ANPL: Towards Natural Programming with Interactive Decomposition

1SKL of Processors, Institute of Computing Technology, CAS
2University of Chinese Academy of Sciences
3Autodesk Research

Abstract

The advents of Large Language Models (LLMs) have shown promise in augmenting programming using natural interactions. However, while LLMs are proficient in compiling common usage patterns into a programming language, e.g., Python, it remains a challenge how to edit and debug an LLM-generated program. We introduce ANPL, a programming system that allows users to decompose user- specific tasks. In an ANPL program, a user can directly manipulate “sketch”, which specifies the data flow of the generated program. The user annotates the modules, or “hole” with natural language descriptions offloading the expensive task of generating functionalities to the LLM. Given an ANPL program, the ANPL compiler generates a cohesive Python program that implements the functionalities in hole, while respecting the dataflows specified in sketch. We deploy ANPL on the Abstraction and Reasoning Corpus (ARC), a set of unique tasks that are challenging for state-of-the-art AI systems, showing it outperforms baseline programming systems that (a) without the ability to decompose tasks interactively and (b) without the guarantee that the modules can be correctly composed together. We obtain a dataset consisting of 300/400 ARC tasks that were successfully decomposed and grounded in Python, providing valuable insights into how humans decompose programmatic tasks.

Overview

User Study

We conducted a user study on 400 ARC training tasks to evaluate the effectiveness of ANPL compared to the original ChatGPT (GPT-3.5-turbo). Specifically, we compare system A (ANPL), system B (GPT + interaction, i.e. ChatGPT), system C (ANPL without interaction), and system D (vanilla GPT), where systems C and D represent the solving rate of one-shot generation without further interaction using systems A and B, respectively.

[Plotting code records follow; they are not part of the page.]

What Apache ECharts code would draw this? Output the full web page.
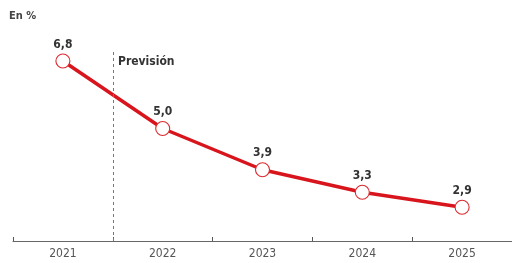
<!DOCTYPE html>
<html>
<head>
<meta charset="utf-8">
<script src="https://cdn.jsdelivr.net/npm/echarts@6/dist/echarts.min.js"></script>
<style>
  html, body { margin: 0; padding: 0; background: #fff; }
  #chart { width: 512px; height: 263px; }
</style>
</head>
<body>
<div id="chart"></div>
<script>
// datos
var years = ['2021', '2022', '2023', '2024', '2025'];
var values = [6.8, 5.0, 3.9, 3.3, 2.9];
var forecastStart = 0.5; // entre 2021 y 2022

var font = '"DejaVu Sans Condensed", "Liberation Sans Narrow", sans-serif';
var chart = echarts.init(document.getElementById('chart'));

chart.setOption({
  animation: false,
  grid: { left: 13, top: 16, width: 501, height: 225 },
  xAxis: [{
    type: 'category',
    data: years,
    boundaryGap: true,
    axisLine: { show: true, lineStyle: { color: '#666', width: 1 } },
    axisTick: { show: true, inside: true, length: 4, lineStyle: { color: '#555', width: 1 } },
    axisLabel: { color: '#555', fontFamily: font, fontSize: 12, margin: 7 }
  }, {
    type: 'value',
    min: -0.5,
    max: 4.5,
    show: false
  }],
  yAxis: {
    type: 'value',
    min: 2,
    max: 8,
    show: false,
    splitLine: { show: false }
  },
  graphic: [
    { type: 'text', left: 9, top: 11,
      style: { text: 'En %', font: 'bold 11px ' + font, fill: '#444' } },
    { type: 'text', left: 118, top: 56,
      style: { text: 'Previsión', font: 'bold 12px ' + font, fill: '#333' } }
  ],
  series: [{
    type: 'line',
    data: values,
    lineStyle: { color: '#d8151c', width: 3.5 },
    itemStyle: { color: '#fff', borderColor: '#dc2a30', borderWidth: 1.1 },
    symbol: 'circle',
    symbolSize: 14,
    label: {
      show: true,
      position: 'top',
      distance: 3,
      color: '#333',
      fontFamily: font,
      fontWeight: 'bold',
      fontSize: 12,
      formatter: function (p) { return p.value.toFixed(1).replace('.', ','); }
    },
    z: 3
  }, {
    type: 'line',
    xAxisIndex: 1,
    data: [],
    markLine: {
      silent: true,
      symbol: 'none',
      label: { show: false },
      lineStyle: { color: '#777', type: [3, 3], width: 1 },
      data: [[{ coord: [forecastStart, 2] }, { coord: [forecastStart, 7.07] }]]
    }
  }]
});
</script>
</body>
</html>
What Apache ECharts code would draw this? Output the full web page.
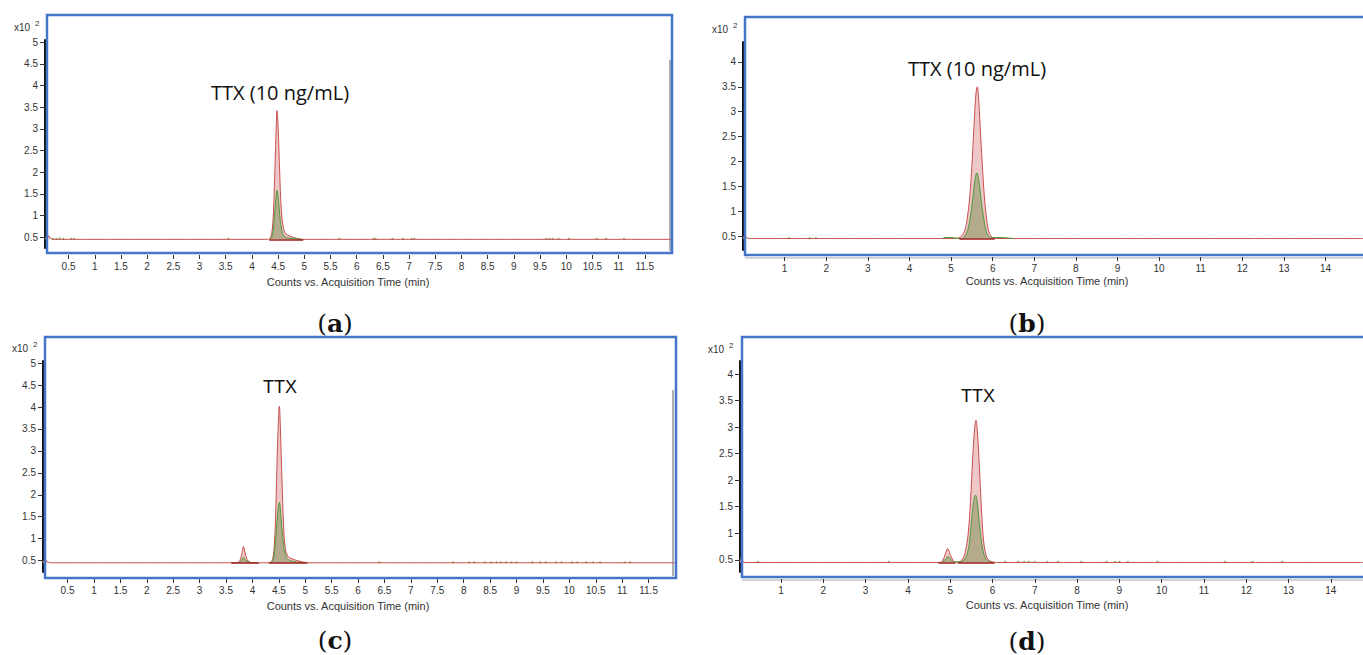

Results of problem-solving rates. A: Solving rate of four systems. B: The relationship between solving rate and time consumption. C: The relationship between solving rate and number of interactions. Trace Calculated(TC) means the trace mode is considered into interactions.

Results of problem-solving rates when users can not see generated Python code and only interact with user interfaces and IO feedback. A: Solving rates of four systems. B: The relationship between solving rate and time consumption. C: The relationship between solving rate and number of interactions. Trace Calculated(TC) means the trace mode is considered into interactions.

In conclusion:

  1. With large confidence, ANPL performs the best and allows users to solve more problems, with a solving rate achieving 75.0% on average, while B achieves 58.4% (↑ 28.25%).
  2. Programming with interaction (systems A and B) is always better than programming without interaction (systems C and D).
  3. Even for one-shot code generation, ANPL without interaction (system C) performs better than vanilla GPT (system D).

ANPL program of ANPL compiler

Preserving the sketch & Generating the holes

          
def compiling(ANPL):
  while "ANPL program has a hole"(ANPL):
  hole = "return the first hole in ANPL program"(ANPL):
  enerated_code = LLM(ANPL, hole.descriptions, hole.IOs)
  dependency_graph = "analyze generated code, return dependency graph with topology sort"(generated_code)
  entry_nodes = "return all entry nodes of the dependency graph with topology sort"(dependency_graph)
  if "the hole has been named by the user"(hole):
    new_dependency_graph = "remove unrelated nodes in the dependency graph"(dependency_graph, hole)
    ANPL = "fill the hole with generated code according to the dependency graph"(ANPL, generated_code, new_dependency_graph)
  elif len(entry_nodes) == 1:
    ANPL = "fill the hole with generated code according to the dependency graph"(ANPL, generated_code, dependency_graph)
  else:
    # The dependency graph has multiple entry nodes, re-generate the hole
    continue
  return ANPL
        
      

User Interface

The user interface consists of 3 operations: trace, edit, resynthesis. And we also provide a grid editor for users.